1) Port geopolitics: A U.S.–China proxy battle over Panama Canal ports underlines the strategic premium on terminal control and supply-chain resilience; CK Hutchison’s warning of legal action signals elevated political and commercial risk for port operators and global shipping lines that depend on Panama transits [1]. 2) Shipping activity and logistics: Chinese factories and ports are running hot ahead of seasonal demand, supporting short-term cargo volumes even as AI-driven concerns weigh on some logistics-related equities [3][11]. 3) Oil market bifurcation: The IEA’s lowered demand-growth outlook depressed prices, but concurrent factors — OPEC+ production declines and sanctions-driven squeezes — maintain the prospect of episodic tightness and volatility [21][27][26]. 4) Refinery and supply disruptions: A Ukrainian drone strike halting a major Russian refinery highlights operational fragility and the potential for sudden regional fuel bottlenecks [24]. 5) LNG outlook: Inpex warns of a potential LNG shortfall in Asia by 2035, pointing to structural demand growth that will pressure regional prices and shipping capacity for LNG carriers [28]. 6) Decarbonization in shipping: Despite setbacks on a global carbon-price framework, major shipping firms continue to invest in low-emission fuels and green vessels — a capex-intensive transition that will reshape operating costs and asset lifecycles [30]. 7) Power demand shift: Rapid AI infrastructure deployment is increasing baseload reliability needs, which may favor gas-fired generation and firm power solutions in the near term [19]. 8) Hydropower risk: Low snowfall in the Alps threatens hydropower output in Europe, raising winter gas demand to meet power gaps and stressing storage refilling ahead of next winter [17].

Financial Impact

Short term: Lower oil prices post-IEA repricing create margin relief for fuel-importing industries but compress upstream producer cash flows and investment signals [21]. However, sanctions, OPEC+ cuts and refinery outages can trigger price spikes, amplifying earnings volatility for refiners, traders and shipping companies carrying crude and products [24][26][27]. Ports and terminal operators face heightened political and legal risk premiums as ownership disputes (Panama) and geopolitical scrutiny increase potential for regulatory interventions and contract disruption [1].

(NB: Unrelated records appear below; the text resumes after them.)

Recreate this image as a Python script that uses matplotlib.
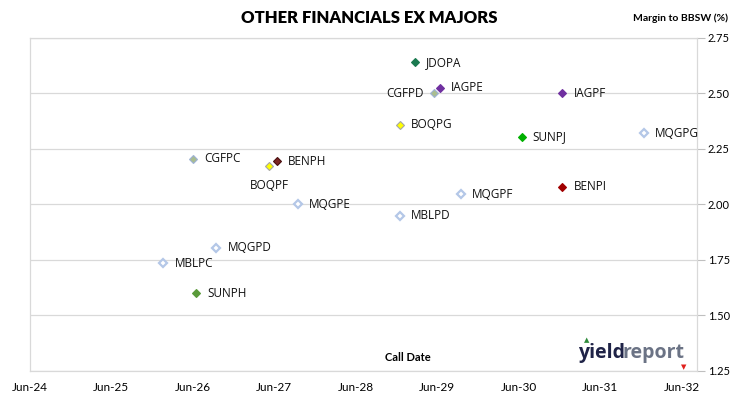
import numpy as np
import pandas as pd
import matplotlib
matplotlib.use("Agg")
import matplotlib.pyplot as plt
import matplotlib.dates as mdates

# securities, call dates and margins
names = ["JDOPA", "IAGPE", "CGFPD", "IAGPF", "BOQPG", "SUNPJ", "MQGPG", "CGFPC",
         "BENPH", "BOQPF", "BENPI", "MQGPF", "MQGPE", "MBLPD", "MQGPD", "MBLPC", "SUNPH"]
call_dates = ["2029-02-20", "2029-06-15", "2029-05-20", "2030-12-15", "2028-12-15",
              "2030-06-15", "2031-12-15", "2026-06-01", "2027-06-15", "2027-05-10",
              "2030-12-15", "2029-09-15", "2027-09-15", "2028-12-15", "2026-09-15",
              "2026-01-20", "2026-06-15"]
margins = [2.64, 2.525, 2.50, 2.50, 2.36, 2.305, 2.32, 2.205,
           2.195, 2.175, 2.08, 2.045, 2.00, 1.95, 1.805, 1.735, 1.60]

face = {"JDOPA": "#1b7a50", "IAGPE": "#7030a0", "IAGPF": "#7030a0",
        "CGFPD": "#a9bd8f", "CGFPC": "#a9bd8f",
        "BOQPG": "#ffff00", "BOQPF": "#ffff00",
        "SUNPJ": "#00b000", "SUNPH": "#5a9a3a",
        "BENPH": "#7b2424", "BENPI": "#a00000"}
edge = {"CGFPD": "#9fb3d6", "CGFPC": "#9fb3d6", "BOQPG": "#a6a6a6", "BOQPF": "#a6a6a6",
        "BENPH": "#4a1010"}
# label offsets in points (default: to the right)
offsets = {"CGFPD": (-8, 0, "right", "center"), "BOQPF": (0, -14, "center", "center")}

axis_font = ["Lato", "DejaVu Sans"]

df = pd.DataFrame({"name": names, "date": pd.to_datetime(call_dates), "margin": margins})

fig = plt.figure(figsize=(7.30, 3.99), dpi=100)
ax = fig.add_axes([0.041, 0.0702, 0.914, 0.8346])

for _, r in df.iterrows():
    n = r["name"]
    if n.startswith("MQG") or n.startswith("MBL"):
        fc, ec, lw = "white", "#b4c7e7", 1.6
    else:
        fc = face[n]
        ec = edge.get(n, fc)
        lw = 0.8
    ax.plot(r["date"], r["margin"], marker="D", ms=4.5, mfc=fc, mec=ec, mew=lw,
            linestyle="none", zorder=3)
    dx, dy, ha, va = offsets.get(n, (8, 0, "left", "center"))
    ax.annotate(n, (r["date"], r["margin"]), xytext=(dx, dy), textcoords="offset points",
                ha=ha, va=va, fontsize=8.5, family=["Open Sans", "DejaVu Sans"],
                color="#111111")

ax.set_xlim(pd.Timestamp("2024-06-01"), pd.Timestamp("2032-08-10"))
ax.set_ylim(1.25, 2.75)
ax.xaxis.set_major_locator(mdates.YearLocator(base=1, month=6, day=1))
ax.xaxis.set_major_formatter(mdates.DateFormatter("%b-%y"))
ax.set_yticks([1.25, 1.50, 1.75, 2.00, 2.25, 2.50, 2.75])
ax.yaxis.set_major_formatter(matplotlib.ticker.FormatStrFormatter("%.2f"))
ax.yaxis.tick_right()
ax.tick_params(axis="y", length=6, width=0.8, color="#bfbfbf", pad=1.5, labelsize=8)
ax.tick_params(axis="x", length=0, pad=8, labelsize=8.5)
for lab in ax.get_xticklabels() + ax.get_yticklabels():
    lab.set_family(axis_font)

ax.grid(axis="y", color="#d9d9d9", linewidth=0.9)
ax.set_axisbelow(True)
for s in ax.spines.values():
    s.set_color("#d9d9d9")
    s.set_linewidth(0.9)

fig.text(0.506, 0.955, "OTHER FINANCIALS EX MAJORS", ha="center", va="center",
         fontsize=12, fontweight="heavy", family=axis_font)
fig.text(0.997, 0.955, "Margin to BBSW (%)", ha="right", va="center",
         fontsize=7.5, fontweight="bold", family=axis_font)
ax.text(0.566, 0.025, "Call Date", transform=ax.transAxes, ha="center", va="bottom",
        fontsize=8, fontweight="bold", family=axis_font)

# yieldreport logo
fig.text(0.792, 0.115, "yield", ha="left", va="center", fontsize=14, fontweight="bold",
         color="#1f2347", family=["Open Sans", "DejaVu Sans"])
fig.text(0.853, 0.115, "report", ha="left", va="center", fontsize=14, fontweight="bold",
         color="#6b7385", family=["Open Sans", "DejaVu Sans"])
fig.text(0.803, 0.148, "\u25b2", ha="center", va="center", fontsize=5, color="#2e8b3a",
         family="DejaVu Sans")
fig.text(0.936, 0.08, "\u25bc", ha="center", va="center", fontsize=5, color="#e0201c",
         family="DejaVu Sans")

fig.savefig("out.png", dpi=100)
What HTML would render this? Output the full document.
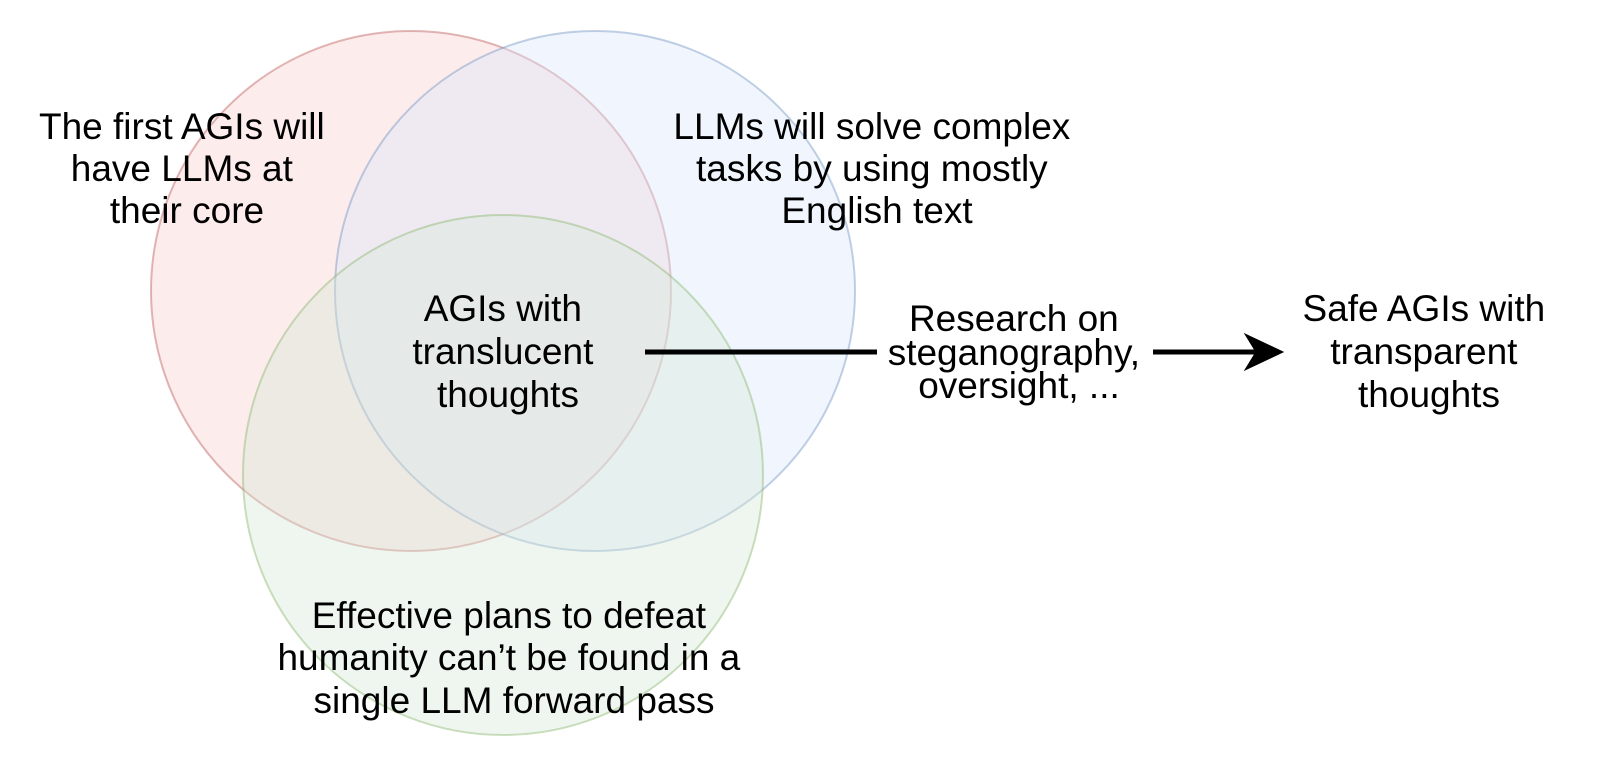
<!DOCTYPE html>
<html>
<head>
<meta charset="utf-8">
<style>
  html, body { margin: 0; padding: 0; background: #ffffff; }
  body { width: 1600px; height: 768px; overflow: hidden; }
  svg { display: block; }
  text { font-family: "Liberation Sans", Arial, sans-serif; font-size: 37px; fill: #000; }
</style>
</head>
<body>
<svg width="1600" height="768" viewBox="0 0 1600 768" xmlns="http://www.w3.org/2000/svg">
  <rect x="0" y="0" width="1600" height="768" fill="#ffffff"/>

  <!-- Venn circles -->
  <circle cx="411" cy="291" r="260" fill="#f8cecc" fill-opacity="0.38" stroke="#b85450" stroke-opacity="0.42" stroke-width="2"/>
  <circle cx="595" cy="291" r="260" fill="#dae8fc" fill-opacity="0.38" stroke="#6c8ebf" stroke-opacity="0.42" stroke-width="2"/>
  <circle cx="503" cy="475" r="260" fill="#d5e8d4" fill-opacity="0.38" stroke="#82b366" stroke-opacity="0.42" stroke-width="2"/>

  <!-- Arrow -->
  <line x1="645" y1="352" x2="877" y2="352" stroke="#000" stroke-width="5"/>
  <line x1="1153" y1="352" x2="1258" y2="352" stroke="#000" stroke-width="5"/>
  <path d="M1283,352 L1245,334 L1256,352 L1245,370 Z" fill="#000" stroke="#000" stroke-width="1" stroke-linejoin="miter"/>

  <!-- Labels -->
  <text text-anchor="middle">
    <tspan x="187" y="139">The first AGIs will</tspan>
    <tspan x="187" y="181">have LLMs at</tspan>
    <tspan x="187" y="223">their core</tspan>
  </text>

  <text text-anchor="middle">
    <tspan x="877" y="139">LLMs will solve complex</tspan>
    <tspan x="877" y="181">tasks by using mostly</tspan>
    <tspan x="877" y="223">English text</tspan>
  </text>

  <text text-anchor="middle">
    <tspan x="508" y="321">AGIs with</tspan>
    <tspan x="508" y="364">translucent</tspan>
    <tspan x="508" y="407">thoughts</tspan>
  </text>

  <text text-anchor="middle">
    <tspan x="1019" y="331">Research on</tspan>
    <tspan x="1019" y="365">steganography,</tspan>
    <tspan x="1019" y="398">oversight, ...</tspan>
  </text>

  <text text-anchor="middle">
    <tspan x="1429" y="321">Safe AGIs with</tspan>
    <tspan x="1429" y="364">transparent</tspan>
    <tspan x="1429" y="407">thoughts</tspan>
  </text>

  <text text-anchor="middle">
    <tspan x="514" y="628">Effective plans to defeat</tspan>
    <tspan x="514" y="670">humanity can’t be found in a</tspan>
    <tspan x="514" y="713">single LLM forward pass</tspan>
  </text>
</svg>
</body>
</html>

Medium to long term: Persistent LNG demand growth in Asia implies sustained charter demand for LNG carriers and upward pressure on regional gas prices, benefiting LNG exporters, shipowners with modern fleets and terminal operators while increasing importers’ energy bills [28]. Shipping companies face rising capex requirements to comply with emission goals; firms that delay fleet renewal risk higher fuel costs or regulatory penalties, while early movers capture premium green cargo flows [30]. The growing need for reliable power driven by AI and lower hydropower availability supports gas-fired generation and flexibility assets, improving the investment case for pipeline and peaking gas capacity [19][17].

Market Outlook

Near term (3–12 months): Expect elevated volatility in oil and refined products driven by headline risk (sanctions, outages) offsetting weak demand signals; freight volumes should remain robust on Chinese port activity, but port-operator valuations and transaction risk are likely to reflect geopolitical scrutiny [21][24][11][1]. Watch spreads between spot and forward LNG prices for signs of tightening as Asian demand persists.

Medium term (1–3 years): Structural drivers — AI-led power demand, an under-supplied LNG mid-term market, and mandated decarbonization in shipping — favor investments into LNG infrastructure, flexible gas generation and green shipping assets; asset owners and investors should model higher charters, capex needs and transition-related regulatory costs into valuations [19][28][30]. Monitor OPEC+ production trends and sanctions developments as the primary supply-side wildcard for oil-price trajectories [26][27].

Actionable monitoring points for portfolio managers: port-operator exposure and contract terms in geopolitically sensitive terminals, refinery throughput and repair bulletins in conflict zones, LNG carrier orderbook and charter rates, term LNG contract pricing in Asia, and utilities’ gas procurement strategies ahead of constrained hydropower seasons [1][24][28][17].